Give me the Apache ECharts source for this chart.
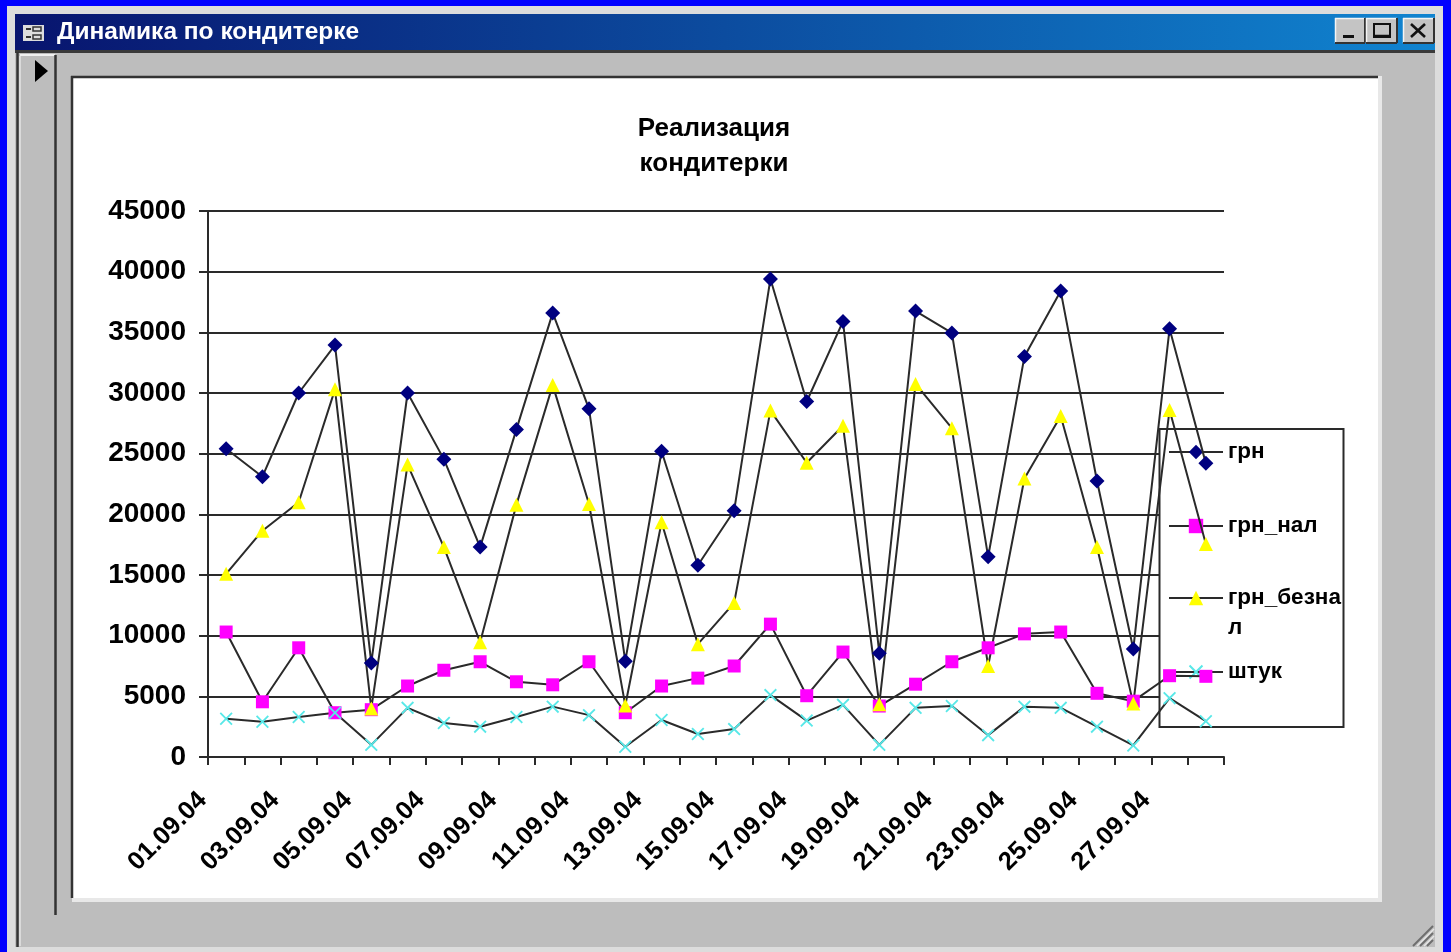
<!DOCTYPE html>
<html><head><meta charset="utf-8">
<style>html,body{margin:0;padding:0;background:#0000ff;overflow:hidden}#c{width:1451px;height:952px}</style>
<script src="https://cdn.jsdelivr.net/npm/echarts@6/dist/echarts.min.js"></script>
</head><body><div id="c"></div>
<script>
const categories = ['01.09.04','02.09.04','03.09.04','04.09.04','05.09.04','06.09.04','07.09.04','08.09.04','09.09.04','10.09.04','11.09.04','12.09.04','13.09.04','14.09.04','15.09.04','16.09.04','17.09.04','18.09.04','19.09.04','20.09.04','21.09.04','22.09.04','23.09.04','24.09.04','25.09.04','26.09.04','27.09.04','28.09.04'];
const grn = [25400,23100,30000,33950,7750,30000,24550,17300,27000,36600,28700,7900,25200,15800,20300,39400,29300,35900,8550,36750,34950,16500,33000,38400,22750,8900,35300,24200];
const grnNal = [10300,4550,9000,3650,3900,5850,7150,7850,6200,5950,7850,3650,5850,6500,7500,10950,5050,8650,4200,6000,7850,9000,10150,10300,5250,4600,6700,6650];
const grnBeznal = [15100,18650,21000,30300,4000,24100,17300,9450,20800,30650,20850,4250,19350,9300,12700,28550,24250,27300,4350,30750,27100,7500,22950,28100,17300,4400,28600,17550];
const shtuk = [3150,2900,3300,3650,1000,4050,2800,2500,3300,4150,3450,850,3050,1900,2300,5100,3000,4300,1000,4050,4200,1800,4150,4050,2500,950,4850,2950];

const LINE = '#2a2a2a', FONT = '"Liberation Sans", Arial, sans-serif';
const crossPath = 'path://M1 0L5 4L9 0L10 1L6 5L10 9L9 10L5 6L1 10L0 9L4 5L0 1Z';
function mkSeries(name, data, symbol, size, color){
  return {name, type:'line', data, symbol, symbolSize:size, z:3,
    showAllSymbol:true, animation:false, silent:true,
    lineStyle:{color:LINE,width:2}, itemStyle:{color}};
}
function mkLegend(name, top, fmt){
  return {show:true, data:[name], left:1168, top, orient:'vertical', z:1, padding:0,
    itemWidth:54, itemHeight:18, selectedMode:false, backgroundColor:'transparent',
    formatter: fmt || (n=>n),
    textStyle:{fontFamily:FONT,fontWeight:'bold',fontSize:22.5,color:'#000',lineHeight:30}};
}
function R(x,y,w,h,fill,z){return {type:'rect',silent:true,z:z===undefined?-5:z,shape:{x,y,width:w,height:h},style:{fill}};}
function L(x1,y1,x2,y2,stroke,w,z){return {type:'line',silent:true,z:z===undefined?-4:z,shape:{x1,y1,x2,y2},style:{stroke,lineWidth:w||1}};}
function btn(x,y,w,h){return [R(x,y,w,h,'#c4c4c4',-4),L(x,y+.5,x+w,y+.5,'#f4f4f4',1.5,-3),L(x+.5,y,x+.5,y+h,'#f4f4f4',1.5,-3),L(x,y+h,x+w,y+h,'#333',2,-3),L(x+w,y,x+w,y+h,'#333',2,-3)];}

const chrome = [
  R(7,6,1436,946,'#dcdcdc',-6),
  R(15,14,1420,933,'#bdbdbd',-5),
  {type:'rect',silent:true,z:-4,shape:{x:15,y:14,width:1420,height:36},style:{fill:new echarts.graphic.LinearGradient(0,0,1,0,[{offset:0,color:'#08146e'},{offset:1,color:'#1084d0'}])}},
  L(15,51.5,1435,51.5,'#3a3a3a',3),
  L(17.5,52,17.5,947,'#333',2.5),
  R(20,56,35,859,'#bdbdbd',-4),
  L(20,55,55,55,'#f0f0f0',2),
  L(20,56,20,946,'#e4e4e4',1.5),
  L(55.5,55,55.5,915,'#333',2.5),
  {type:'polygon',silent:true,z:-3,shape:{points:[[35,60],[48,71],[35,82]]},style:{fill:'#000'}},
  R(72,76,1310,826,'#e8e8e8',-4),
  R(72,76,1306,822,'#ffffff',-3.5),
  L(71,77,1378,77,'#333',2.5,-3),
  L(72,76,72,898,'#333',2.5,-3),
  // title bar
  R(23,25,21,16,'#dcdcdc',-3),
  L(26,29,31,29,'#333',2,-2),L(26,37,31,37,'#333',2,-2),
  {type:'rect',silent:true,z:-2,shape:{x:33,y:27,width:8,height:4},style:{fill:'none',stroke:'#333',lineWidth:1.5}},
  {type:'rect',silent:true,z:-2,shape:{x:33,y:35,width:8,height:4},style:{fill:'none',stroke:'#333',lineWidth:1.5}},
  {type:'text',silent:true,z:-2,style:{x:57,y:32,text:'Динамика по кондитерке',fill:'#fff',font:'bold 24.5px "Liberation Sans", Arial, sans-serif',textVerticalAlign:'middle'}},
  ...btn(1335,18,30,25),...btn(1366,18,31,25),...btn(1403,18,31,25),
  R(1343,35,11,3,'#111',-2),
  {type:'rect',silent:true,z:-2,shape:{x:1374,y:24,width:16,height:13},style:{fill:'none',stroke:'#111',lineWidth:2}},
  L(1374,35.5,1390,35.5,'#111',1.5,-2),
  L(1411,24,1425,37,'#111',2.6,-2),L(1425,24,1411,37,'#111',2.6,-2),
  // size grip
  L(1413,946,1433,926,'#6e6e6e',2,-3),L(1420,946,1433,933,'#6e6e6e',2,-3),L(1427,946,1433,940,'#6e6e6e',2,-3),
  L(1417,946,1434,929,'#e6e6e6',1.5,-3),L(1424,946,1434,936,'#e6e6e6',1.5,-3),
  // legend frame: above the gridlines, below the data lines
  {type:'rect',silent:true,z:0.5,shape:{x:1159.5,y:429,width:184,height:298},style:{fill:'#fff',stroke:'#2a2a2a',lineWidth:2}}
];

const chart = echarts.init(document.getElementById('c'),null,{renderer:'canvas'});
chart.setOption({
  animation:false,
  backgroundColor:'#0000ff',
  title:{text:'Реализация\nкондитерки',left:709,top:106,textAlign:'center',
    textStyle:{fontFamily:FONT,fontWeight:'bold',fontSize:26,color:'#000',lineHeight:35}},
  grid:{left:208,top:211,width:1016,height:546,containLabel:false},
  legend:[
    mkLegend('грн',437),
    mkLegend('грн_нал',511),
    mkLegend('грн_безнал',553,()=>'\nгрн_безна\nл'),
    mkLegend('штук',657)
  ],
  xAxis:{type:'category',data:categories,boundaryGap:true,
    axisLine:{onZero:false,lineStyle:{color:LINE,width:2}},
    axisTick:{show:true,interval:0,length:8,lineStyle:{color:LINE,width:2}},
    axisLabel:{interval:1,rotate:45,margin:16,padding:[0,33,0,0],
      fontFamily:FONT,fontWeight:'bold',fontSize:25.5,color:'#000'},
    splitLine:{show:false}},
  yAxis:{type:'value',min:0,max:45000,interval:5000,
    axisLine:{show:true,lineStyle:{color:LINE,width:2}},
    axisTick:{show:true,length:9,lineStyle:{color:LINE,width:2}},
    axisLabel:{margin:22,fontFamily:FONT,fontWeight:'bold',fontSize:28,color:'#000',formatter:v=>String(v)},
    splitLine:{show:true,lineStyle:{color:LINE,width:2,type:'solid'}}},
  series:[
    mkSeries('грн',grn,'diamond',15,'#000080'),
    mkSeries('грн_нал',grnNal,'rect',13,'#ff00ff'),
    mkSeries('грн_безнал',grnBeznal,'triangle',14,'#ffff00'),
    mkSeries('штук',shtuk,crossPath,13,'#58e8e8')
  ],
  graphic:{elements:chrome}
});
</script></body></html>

■ Problem ■
The pictures should not be reproduced; quote all of the other material exactly.

■ Correct answer ■
Give me the Apache ECharts source for this chart.
<!DOCTYPE html>
<html><head><meta charset="utf-8">
<style>html,body{margin:0;padding:0;background:#0000ff;overflow:hidden}#c{width:1451px;height:952px}</style>
<script src="https://cdn.jsdelivr.net/npm/echarts@6/dist/echarts.min.js"></script>
</head><body><div id="c"></div>
<script>
const categories = ['01.09.04','02.09.04','03.09.04','04.09.04','05.09.04','06.09.04','07.09.04','08.09.04','09.09.04','10.09.04','11.09.04','12.09.04','13.09.04','14.09.04','15.09.04','16.09.04','17.09.04','18.09.04','19.09.04','20.09.04','21.09.04','22.09.04','23.09.04','24.09.04','25.09.04','26.09.04','27.09.04','28.09.04'];
const grn = [25400,23100,30000,33950,7750,30000,24550,17300,27000,36600,28700,7900,25200,15800,20300,39400,29300,35900,8550,36750,34950,16500,33000,38400,22750,8900,35300,24200];
const grnNal = [10300,4550,9000,3650,3900,5850,7150,7850,6200,5950,7850,3650,5850,6500,7500,10950,5050,8650,4200,6000,7850,9000,10150,10300,5250,4600,6700,6650];
const grnBeznal = [15100,18650,21000,30300,4000,24100,17300,9450,20800,30650,20850,4250,19350,9300,12700,28550,24250,27300,4350,30750,27100,7500,22950,28100,17300,4400,28600,17550];
const shtuk = [3150,2900,3300,3650,1000,4050,2800,2500,3300,4150,3450,850,3050,1900,2300,5100,3000,4300,1000,4050,4200,1800,4150,4050,2500,950,4850,2950];

const LINE = '#2a2a2a', FONT = '"Liberation Sans", Arial, sans-serif';
const crossPath = 'path://M1 0L5 4L9 0L10 1L6 5L10 9L9 10L5 6L1 10L0 9L4 5L0 1Z';
function mkSeries(name, data, symbol, size, color){
  return {name, type:'line', data, symbol, symbolSize:size, z:3,
    showAllSymbol:true, animation:false, silent:true,
    lineStyle:{color:LINE,width:2}, itemStyle:{color}};
}
function mkLegend(name, top, fmt){
  return {show:true, data:[name], left:1168, top, orient:'vertical', z:1, padding:0,
    itemWidth:54, itemHeight:18, selectedMode:false, backgroundColor:'transparent',
    formatter: fmt || (n=>n),
    textStyle:{fontFamily:FONT,fontWeight:'bold',fontSize:22.5,color:'#000',lineHeight:30}};
}
function R(x,y,w,h,fill,z){return {type:'rect',silent:true,z:z===undefined?-5:z,shape:{x,y,width:w,height:h},style:{fill}};}
function L(x1,y1,x2,y2,stroke,w,z){return {type:'line',silent:true,z:z===undefined?-4:z,shape:{x1,y1,x2,y2},style:{stroke,lineWidth:w||1}};}
function btn(x,y,w,h){return [R(x,y,w,h,'#c4c4c4',-4),L(x,y+.5,x+w,y+.5,'#f4f4f4',1.5,-3),L(x+.5,y,x+.5,y+h,'#f4f4f4',1.5,-3),L(x,y+h,x+w,y+h,'#333',2,-3),L(x+w,y,x+w,y+h,'#333',2,-3)];}

const chrome = [
  R(7,6,1436,946,'#dcdcdc',-6),
  R(15,14,1420,933,'#bdbdbd',-5),
  {type:'rect',silent:true,z:-4,shape:{x:15,y:14,width:1420,height:36},style:{fill:new echarts.graphic.LinearGradient(0,0,1,0,[{offset:0,color:'#08146e'},{offset:1,color:'#1084d0'}])}},
  L(15,51.5,1435,51.5,'#3a3a3a',3),
  L(17.5,52,17.5,947,'#333',2.5),
  R(20,56,35,859,'#bdbdbd',-4),
  L(20,55,55,55,'#f0f0f0',2),
  L(20,56,20,946,'#e4e4e4',1.5),
  L(55.5,55,55.5,915,'#333',2.5),
  {type:'polygon',silent:true,z:-3,shape:{points:[[35,60],[48,71],[35,82]]},style:{fill:'#000'}},
  R(72,76,1310,826,'#e8e8e8',-4),
  R(72,76,1306,822,'#ffffff',-3.5),
  L(71,77,1378,77,'#333',2.5,-3),
  L(72,76,72,898,'#333',2.5,-3),
  // title bar
  R(23,25,21,16,'#dcdcdc',-3),
  L(26,29,31,29,'#333',2,-2),L(26,37,31,37,'#333',2,-2),
  {type:'rect',silent:true,z:-2,shape:{x:33,y:27,width:8,height:4},style:{fill:'none',stroke:'#333',lineWidth:1.5}},
  {type:'rect',silent:true,z:-2,shape:{x:33,y:35,width:8,height:4},style:{fill:'none',stroke:'#333',lineWidth:1.5}},
  {type:'text',silent:true,z:-2,style:{x:57,y:32,text:'Динамика по кондитерке',fill:'#fff',font:'bold 24.5px "Liberation Sans", Arial, sans-serif',textVerticalAlign:'middle'}},
  ...btn(1335,18,30,25),...btn(1366,18,31,25),...btn(1403,18,31,25),
  R(1343,35,11,3,'#111',-2),
  {type:'rect',silent:true,z:-2,shape:{x:1374,y:24,width:16,height:13},style:{fill:'none',stroke:'#111',lineWidth:2}},
  L(1374,35.5,1390,35.5,'#111',1.5,-2),
  L(1411,24,1425,37,'#111',2.6,-2),L(1425,24,1411,37,'#111',2.6,-2),
  // size grip
  L(1413,946,1433,926,'#6e6e6e',2,-3),L(1420,946,1433,933,'#6e6e6e',2,-3),L(1427,946,1433,940,'#6e6e6e',2,-3),
  L(1417,946,1434,929,'#e6e6e6',1.5,-3),L(1424,946,1434,936,'#e6e6e6',1.5,-3),
  // legend frame: above the gridlines, below the data lines
  {type:'rect',silent:true,z:0.5,shape:{x:1159.5,y:429,width:184,height:298},style:{fill:'#fff',stroke:'#2a2a2a',lineWidth:2}}
];

const chart = echarts.init(document.getElementById('c'),null,{renderer:'canvas'});
chart.setOption({
  animation:false,
  backgroundColor:'#0000ff',
  title:{text:'Реализация\nкондитерки',left:709,top:106,textAlign:'center',
    textStyle:{fontFamily:FONT,fontWeight:'bold',fontSize:26,color:'#000',lineHeight:35}},
  grid:{left:208,top:211,width:1016,height:546,containLabel:false},
  legend:[
    mkLegend('грн',437),
    mkLegend('грн_нал',511),
    mkLegend('грн_безнал',553,()=>'\nгрн_безна\nл'),
    mkLegend('штук',657)
  ],
  xAxis:{type:'category',data:categories,boundaryGap:true,
    axisLine:{onZero:false,lineStyle:{color:LINE,width:2}},
    axisTick:{show:true,interval:0,length:8,lineStyle:{color:LINE,width:2}},
    axisLabel:{interval:1,rotate:45,margin:16,padding:[0,33,0,0],
      fontFamily:FONT,fontWeight:'bold',fontSize:25.5,color:'#000'},
    splitLine:{show:false}},
  yAxis:{type:'value',min:0,max:45000,interval:5000,
    axisLine:{show:true,lineStyle:{color:LINE,width:2}},
    axisTick:{show:true,length:9,lineStyle:{color:LINE,width:2}},
    axisLabel:{margin:22,fontFamily:FONT,fontWeight:'bold',fontSize:28,color:'#000',formatter:v=>String(v)},
    splitLine:{show:true,lineStyle:{color:LINE,width:2,type:'solid'}}},
  series:[
    mkSeries('грн',grn,'diamond',15,'#000080'),
    mkSeries('грн_нал',grnNal,'rect',13,'#ff00ff'),
    mkSeries('грн_безнал',grnBeznal,'triangle',14,'#ffff00'),
    mkSeries('штук',shtuk,crossPath,13,'#58e8e8')
  ],
  graphic:{elements:chrome}
});
</script></body></html>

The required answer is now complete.